start SOURCE MATERIAL

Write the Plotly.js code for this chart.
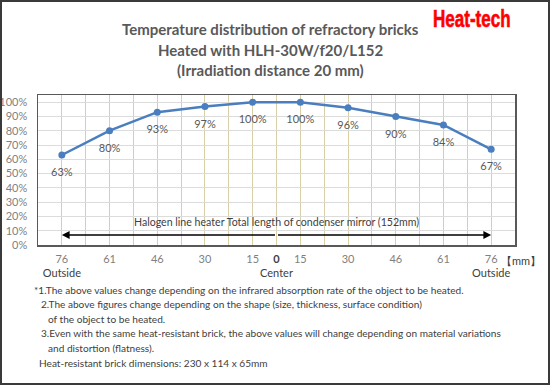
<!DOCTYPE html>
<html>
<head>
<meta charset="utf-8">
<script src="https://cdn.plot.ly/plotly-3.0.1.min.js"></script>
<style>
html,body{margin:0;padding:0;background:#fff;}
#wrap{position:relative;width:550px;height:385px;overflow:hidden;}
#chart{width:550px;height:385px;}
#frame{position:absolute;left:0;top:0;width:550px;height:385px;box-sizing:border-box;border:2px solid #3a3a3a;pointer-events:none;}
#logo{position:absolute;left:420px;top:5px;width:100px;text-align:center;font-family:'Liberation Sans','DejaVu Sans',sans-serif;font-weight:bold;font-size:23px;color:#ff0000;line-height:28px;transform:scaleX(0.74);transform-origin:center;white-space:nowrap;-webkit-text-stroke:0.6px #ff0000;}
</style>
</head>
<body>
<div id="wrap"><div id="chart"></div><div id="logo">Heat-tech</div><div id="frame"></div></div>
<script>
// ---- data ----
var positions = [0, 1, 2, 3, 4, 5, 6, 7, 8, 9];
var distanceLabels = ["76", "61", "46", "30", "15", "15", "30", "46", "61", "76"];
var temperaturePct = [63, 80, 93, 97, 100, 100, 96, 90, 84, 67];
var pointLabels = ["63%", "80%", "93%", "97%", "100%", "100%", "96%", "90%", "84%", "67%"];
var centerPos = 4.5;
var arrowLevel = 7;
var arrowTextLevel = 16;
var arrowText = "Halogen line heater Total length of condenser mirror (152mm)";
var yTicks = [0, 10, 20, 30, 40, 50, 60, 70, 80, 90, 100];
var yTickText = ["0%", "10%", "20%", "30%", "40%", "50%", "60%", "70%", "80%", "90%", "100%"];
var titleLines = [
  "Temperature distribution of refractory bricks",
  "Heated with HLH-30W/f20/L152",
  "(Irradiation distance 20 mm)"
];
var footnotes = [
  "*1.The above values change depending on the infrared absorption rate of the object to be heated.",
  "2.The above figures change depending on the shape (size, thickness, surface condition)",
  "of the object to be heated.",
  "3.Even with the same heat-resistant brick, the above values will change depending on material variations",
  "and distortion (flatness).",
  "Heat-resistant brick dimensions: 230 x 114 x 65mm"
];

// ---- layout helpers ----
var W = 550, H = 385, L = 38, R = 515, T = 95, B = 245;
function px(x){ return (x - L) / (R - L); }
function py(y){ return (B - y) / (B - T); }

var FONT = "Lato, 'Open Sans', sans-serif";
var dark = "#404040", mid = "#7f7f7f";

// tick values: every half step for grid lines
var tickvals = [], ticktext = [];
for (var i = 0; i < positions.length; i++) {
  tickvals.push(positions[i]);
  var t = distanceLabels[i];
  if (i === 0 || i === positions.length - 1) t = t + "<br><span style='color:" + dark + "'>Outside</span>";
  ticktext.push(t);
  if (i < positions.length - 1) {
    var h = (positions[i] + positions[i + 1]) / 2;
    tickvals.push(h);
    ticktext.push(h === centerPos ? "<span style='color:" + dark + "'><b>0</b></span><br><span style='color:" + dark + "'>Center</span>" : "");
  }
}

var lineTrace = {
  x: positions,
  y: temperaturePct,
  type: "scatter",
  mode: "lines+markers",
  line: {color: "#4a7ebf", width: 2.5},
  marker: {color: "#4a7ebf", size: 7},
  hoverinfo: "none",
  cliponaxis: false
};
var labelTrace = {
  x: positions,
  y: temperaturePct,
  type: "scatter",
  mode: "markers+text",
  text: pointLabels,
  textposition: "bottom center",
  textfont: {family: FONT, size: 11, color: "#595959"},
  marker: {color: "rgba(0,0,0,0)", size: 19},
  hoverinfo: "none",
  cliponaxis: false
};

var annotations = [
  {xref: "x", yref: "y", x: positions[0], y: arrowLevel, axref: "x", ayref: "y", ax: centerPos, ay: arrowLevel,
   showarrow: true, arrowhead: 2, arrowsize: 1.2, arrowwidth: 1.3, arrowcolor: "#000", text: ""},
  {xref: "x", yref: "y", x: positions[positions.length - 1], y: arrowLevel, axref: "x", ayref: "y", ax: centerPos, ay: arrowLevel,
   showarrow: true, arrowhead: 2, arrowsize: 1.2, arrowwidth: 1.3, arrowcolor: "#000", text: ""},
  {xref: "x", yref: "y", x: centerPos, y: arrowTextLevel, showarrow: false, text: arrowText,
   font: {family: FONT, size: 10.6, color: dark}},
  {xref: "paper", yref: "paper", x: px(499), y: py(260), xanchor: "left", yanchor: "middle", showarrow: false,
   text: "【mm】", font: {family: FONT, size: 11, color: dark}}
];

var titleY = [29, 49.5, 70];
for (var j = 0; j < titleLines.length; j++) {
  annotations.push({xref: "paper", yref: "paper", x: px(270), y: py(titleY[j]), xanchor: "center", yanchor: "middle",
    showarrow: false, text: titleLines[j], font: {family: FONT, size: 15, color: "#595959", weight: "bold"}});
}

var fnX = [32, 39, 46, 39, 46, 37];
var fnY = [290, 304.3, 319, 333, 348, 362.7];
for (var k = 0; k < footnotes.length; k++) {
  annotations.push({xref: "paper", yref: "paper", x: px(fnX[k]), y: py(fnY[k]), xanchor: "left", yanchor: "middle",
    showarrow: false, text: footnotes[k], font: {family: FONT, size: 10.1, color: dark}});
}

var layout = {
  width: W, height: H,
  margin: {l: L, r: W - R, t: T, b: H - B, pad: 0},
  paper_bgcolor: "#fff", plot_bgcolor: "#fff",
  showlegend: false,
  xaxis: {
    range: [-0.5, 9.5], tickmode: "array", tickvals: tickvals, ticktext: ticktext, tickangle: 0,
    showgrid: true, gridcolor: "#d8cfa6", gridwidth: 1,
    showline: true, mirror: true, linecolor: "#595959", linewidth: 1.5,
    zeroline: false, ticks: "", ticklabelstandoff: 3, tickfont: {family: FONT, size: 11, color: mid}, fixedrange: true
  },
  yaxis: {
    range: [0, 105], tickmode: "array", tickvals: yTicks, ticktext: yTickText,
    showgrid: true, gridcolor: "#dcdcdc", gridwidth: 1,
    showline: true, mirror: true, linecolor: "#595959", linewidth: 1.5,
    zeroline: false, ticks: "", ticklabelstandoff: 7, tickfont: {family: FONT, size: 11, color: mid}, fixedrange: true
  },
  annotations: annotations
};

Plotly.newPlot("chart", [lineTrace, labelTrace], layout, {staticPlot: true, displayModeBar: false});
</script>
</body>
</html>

end SOURCE MATERIAL

◆ **PROBLEM TO SOLVE**
Your copy of the data above should match it exactly, except that pictures are left out.

◆ **WRITTEN ANSWER**
Write the Plotly.js code for this chart.
<!DOCTYPE html>
<html>
<head>
<meta charset="utf-8">
<script src="https://cdn.plot.ly/plotly-3.0.1.min.js"></script>
<style>
html,body{margin:0;padding:0;background:#fff;}
#wrap{position:relative;width:550px;height:385px;overflow:hidden;}
#chart{width:550px;height:385px;}
#frame{position:absolute;left:0;top:0;width:550px;height:385px;box-sizing:border-box;border:2px solid #3a3a3a;pointer-events:none;}
#logo{position:absolute;left:420px;top:5px;width:100px;text-align:center;font-family:'Liberation Sans','DejaVu Sans',sans-serif;font-weight:bold;font-size:23px;color:#ff0000;line-height:28px;transform:scaleX(0.74);transform-origin:center;white-space:nowrap;-webkit-text-stroke:0.6px #ff0000;}
</style>
</head>
<body>
<div id="wrap"><div id="chart"></div><div id="logo">Heat-tech</div><div id="frame"></div></div>
<script>
// ---- data ----
var positions = [0, 1, 2, 3, 4, 5, 6, 7, 8, 9];
var distanceLabels = ["76", "61", "46", "30", "15", "15", "30", "46", "61", "76"];
var temperaturePct = [63, 80, 93, 97, 100, 100, 96, 90, 84, 67];
var pointLabels = ["63%", "80%", "93%", "97%", "100%", "100%", "96%", "90%", "84%", "67%"];
var centerPos = 4.5;
var arrowLevel = 7;
var arrowTextLevel = 16;
var arrowText = "Halogen line heater Total length of condenser mirror (152mm)";
var yTicks = [0, 10, 20, 30, 40, 50, 60, 70, 80, 90, 100];
var yTickText = ["0%", "10%", "20%", "30%", "40%", "50%", "60%", "70%", "80%", "90%", "100%"];
var titleLines = [
  "Temperature distribution of refractory bricks",
  "Heated with HLH-30W/f20/L152",
  "(Irradiation distance 20 mm)"
];
var footnotes = [
  "*1.The above values change depending on the infrared absorption rate of the object to be heated.",
  "2.The above figures change depending on the shape (size, thickness, surface condition)",
  "of the object to be heated.",
  "3.Even with the same heat-resistant brick, the above values will change depending on material variations",
  "and distortion (flatness).",
  "Heat-resistant brick dimensions: 230 x 114 x 65mm"
];

// ---- layout helpers ----
var W = 550, H = 385, L = 38, R = 515, T = 95, B = 245;
function px(x){ return (x - L) / (R - L); }
function py(y){ return (B - y) / (B - T); }

var FONT = "Lato, 'Open Sans', sans-serif";
var dark = "#404040", mid = "#7f7f7f";

// tick values: every half step for grid lines
var tickvals = [], ticktext = [];
for (var i = 0; i < positions.length; i++) {
  tickvals.push(positions[i]);
  var t = distanceLabels[i];
  if (i === 0 || i === positions.length - 1) t = t + "<br><span style='color:" + dark + "'>Outside</span>";
  ticktext.push(t);
  if (i < positions.length - 1) {
    var h = (positions[i] + positions[i + 1]) / 2;
    tickvals.push(h);
    ticktext.push(h === centerPos ? "<span style='color:" + dark + "'><b>0</b></span><br><span style='color:" + dark + "'>Center</span>" : "");
  }
}

var lineTrace = {
  x: positions,
  y: temperaturePct,
  type: "scatter",
  mode: "lines+markers",
  line: {color: "#4a7ebf", width: 2.5},
  marker: {color: "#4a7ebf", size: 7},
  hoverinfo: "none",
  cliponaxis: false
};
var labelTrace = {
  x: positions,
  y: temperaturePct,
  type: "scatter",
  mode: "markers+text",
  text: pointLabels,
  textposition: "bottom center",
  textfont: {family: FONT, size: 11, color: "#595959"},
  marker: {color: "rgba(0,0,0,0)", size: 19},
  hoverinfo: "none",
  cliponaxis: false
};

var annotations = [
  {xref: "x", yref: "y", x: positions[0], y: arrowLevel, axref: "x", ayref: "y", ax: centerPos, ay: arrowLevel,
   showarrow: true, arrowhead: 2, arrowsize: 1.2, arrowwidth: 1.3, arrowcolor: "#000", text: ""},
  {xref: "x", yref: "y", x: positions[positions.length - 1], y: arrowLevel, axref: "x", ayref: "y", ax: centerPos, ay: arrowLevel,
   showarrow: true, arrowhead: 2, arrowsize: 1.2, arrowwidth: 1.3, arrowcolor: "#000", text: ""},
  {xref: "x", yref: "y", x: centerPos, y: arrowTextLevel, showarrow: false, text: arrowText,
   font: {family: FONT, size: 10.6, color: dark}},
  {xref: "paper", yref: "paper", x: px(499), y: py(260), xanchor: "left", yanchor: "middle", showarrow: false,
   text: "【mm】", font: {family: FONT, size: 11, color: dark}}
];

var titleY = [29, 49.5, 70];
for (var j = 0; j < titleLines.length; j++) {
  annotations.push({xref: "paper", yref: "paper", x: px(270), y: py(titleY[j]), xanchor: "center", yanchor: "middle",
    showarrow: false, text: titleLines[j], font: {family: FONT, size: 15, color: "#595959", weight: "bold"}});
}

var fnX = [32, 39, 46, 39, 46, 37];
var fnY = [290, 304.3, 319, 333, 348, 362.7];
for (var k = 0; k < footnotes.length; k++) {
  annotations.push({xref: "paper", yref: "paper", x: px(fnX[k]), y: py(fnY[k]), xanchor: "left", yanchor: "middle",
    showarrow: false, text: footnotes[k], font: {family: FONT, size: 10.1, color: dark}});
}

var layout = {
  width: W, height: H,
  margin: {l: L, r: W - R, t: T, b: H - B, pad: 0},
  paper_bgcolor: "#fff", plot_bgcolor: "#fff",
  showlegend: false,
  xaxis: {
    range: [-0.5, 9.5], tickmode: "array", tickvals: tickvals, ticktext: ticktext, tickangle: 0,
    showgrid: true, gridcolor: "#d8cfa6", gridwidth: 1,
    showline: true, mirror: true, linecolor: "#595959", linewidth: 1.5,
    zeroline: false, ticks: "", ticklabelstandoff: 3, tickfont: {family: FONT, size: 11, color: mid}, fixedrange: true
  },
  yaxis: {
    range: [0, 105], tickmode: "array", tickvals: yTicks, ticktext: yTickText,
    showgrid: true, gridcolor: "#dcdcdc", gridwidth: 1,
    showline: true, mirror: true, linecolor: "#595959", linewidth: 1.5,
    zeroline: false, ticks: "", ticklabelstandoff: 7, tickfont: {family: FONT, size: 11, color: mid}, fixedrange: true
  },
  annotations: annotations
};

Plotly.newPlot("chart", [lineTrace, labelTrace], layout, {staticPlot: true, displayModeBar: false});
</script>
</body>
</html>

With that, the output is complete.